THE man who designed the Millennium Dome has died at the age of 88.
Lord Richard Rogers, who also designed the Pompidou Center in Paris and the Lloyd’s of London building, is said to have “quietly passed away” on Saturday evening.
American architecture critic Paul Goldberger called the news “heartbreaking” and added on Twitter that it was “another big loss for architecture in 2021.”
He wrote: “A lovely man and a wonderful talent. RIP”.
Lord Rogers was born in 1933 to an Anglo-Italian family in Florence, Italy and moved to England at a young age, where he later studied at the Architectural Association School of Architure in London before taking his Masters at Yale.

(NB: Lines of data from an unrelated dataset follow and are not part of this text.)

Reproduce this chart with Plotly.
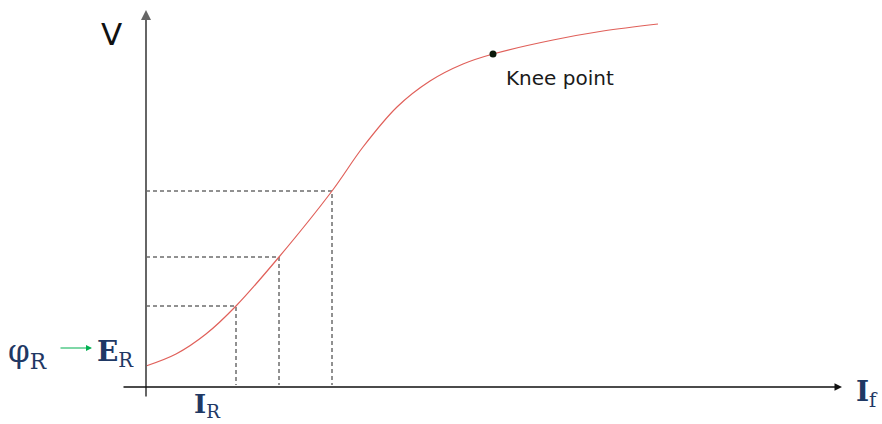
import plotly.graph_objects as go

# Magnetisation (open-circuit) characteristic: generated voltage vs field current
field_current = [0, 3.0, 6.0, 9.0, 13.3, 18.6, 21.7, 25.1, 28.4, 31.7, 34.7, 40.7, 45.7, 51.2]
voltage = [2.1, 3.3, 5.3, 8.1, 13.0, 19.6, 24.0, 28.0, 30.6, 32.3, 33.3, 34.7, 35.6, 36.3]

# Operating points marked with dashed projections onto both axes
guide_current = [9.0, 13.3, 18.6]
guide_voltage = [8.1, 13.0, 19.6]

# Knee of the curve
knee_current = [34.7]
knee_voltage = [33.3]

NAVY = "#1f3864"
SERIF = "DejaVu Serif"

fig = go.Figure()

# dashed projections
for xi, yi in zip(guide_current, guide_voltage):
    fig.add_trace(go.Scatter(x=[0, xi, xi], y=[yi, yi, 0.2], mode="lines",
                             line=dict(color="#222222", width=1, dash="4px,3px"),
                             hoverinfo="skip", showlegend=False))

# characteristic curve
fig.add_trace(go.Scatter(x=field_current, y=voltage, mode="lines",
                         line=dict(color="#e0605a", width=1.2, shape="spline", smoothing=1.0),
                         showlegend=False))

# knee marker
fig.add_trace(go.Scatter(x=knee_current, y=knee_voltage, mode="markers",
                         marker=dict(color="#0b1a0b", size=7), showlegend=False))

# axes drawn as arrows
fig.add_annotation(x=0, y=37.7, ax=0, ay=-1.1, xref="x", yref="y", axref="x", ayref="y",
                   text="", showarrow=True, arrowhead=2, arrowsize=1, arrowwidth=2,
                   arrowcolor="#666666")
fig.add_annotation(x=69.6, y=0, ax=-2.4, ay=0, xref="x", yref="y", axref="x", ayref="y",
                   text="", showarrow=True, arrowhead=2, arrowsize=1, arrowwidth=1.5,
                   arrowcolor="#111111")

# excitation arrow  phi_R -> E_R
fig.add_annotation(x=-5.4, y=3.9, ax=-8.7, ay=3.9, xref="x", yref="y", axref="x", ayref="y",
                   text="", showarrow=True, arrowhead=2, arrowsize=1, arrowwidth=1.2,
                   arrowcolor="#00b050")

labels = [
    dict(x=-3.5, y=35.3, text="V", xanchor="center",
         font=dict(family="DejaVu Sans", size=31, color="#111111")),
    dict(x=35.8, y=30.9, text="Knee point", xanchor="left",
         font=dict(family="DejaVu Sans", size=20, color="#1a1a1a")),
    dict(x=-14.0, y=3.4, text="φ<sub>R</sub>", xanchor="left",
         font=dict(family=SERIF, size=31, color=NAVY)),
    dict(x=-5.1, y=3.4, text="<b>E</b><sub>R</sub>", xanchor="left",
         font=dict(family=SERIF, size=28, color=NAVY)),
    dict(x=4.6, y=-1.8, text="<b>I</b><sub>R</sub>", xanchor="left",
         font=dict(family=SERIF, size=26, color=NAVY)),
    dict(x=70.8, y=-0.6, text="<b>I</b><sub>f</sub>", xanchor="left",
         font=dict(family=SERIF, size=28, color=NAVY)),
]
for lab in labels:
    fig.add_annotation(xref="x", yref="y", showarrow=False, yanchor="middle", **lab)

fig.update_layout(
    width=882, height=424,
    margin=dict(l=0, r=0, t=0, b=0),
    paper_bgcolor="white", plot_bgcolor="white",
    xaxis=dict(range=[-14.6, 73.6], visible=False, fixedrange=True),
    yaxis=dict(range=[-3.7, 38.7], visible=False, fixedrange=True),
    showlegend=False,
)

fig.write_html("out.html")
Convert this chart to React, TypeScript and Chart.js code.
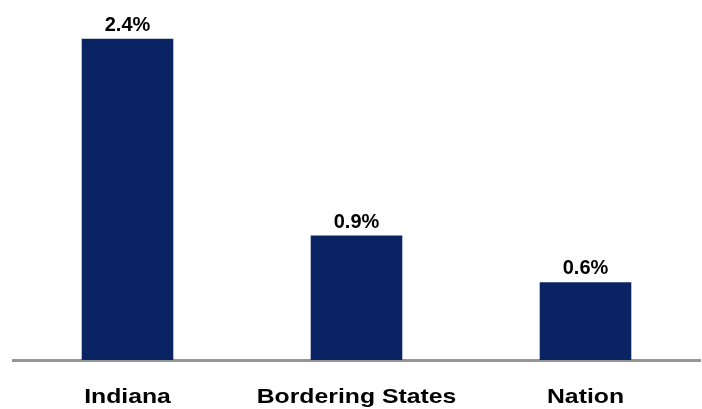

His designs, which include the Senedd building in Cardiff and the European Court of Human Rights in Strasbourg, have been awarded the Royal Gold Medal and the Pritzker Prize.
At the 2017 Pritzker award, the jury praised him for “revolutionizing museums, transforming once elitist monuments into popular places for social and cultural exchange that are woven into the heart of the city”.
In 2014 he received the Freedom of the City of London at the Guildhall Art Gallery in recognition of his contribution to architecture and urbanism.
Channel 4 News host Krishnan Guru-Murthy earlier Sunday paid tribute to Lord Rogers, whose company had designed the station’s 124 Horseferry Road headquarters, as “someone whose wonderful buildings are testament to an amazing, inventive, charismatic man.”
The New York Times reported that Lord Rogers is survived by his wife, Lady Ruth, sons Ab, Ben, Roo and Zad, his brother Peter, and 13 grandchildren.
Matthew Freud of Freud Communications told the PA news agency that Lord Rogers “died quietly” on Saturday.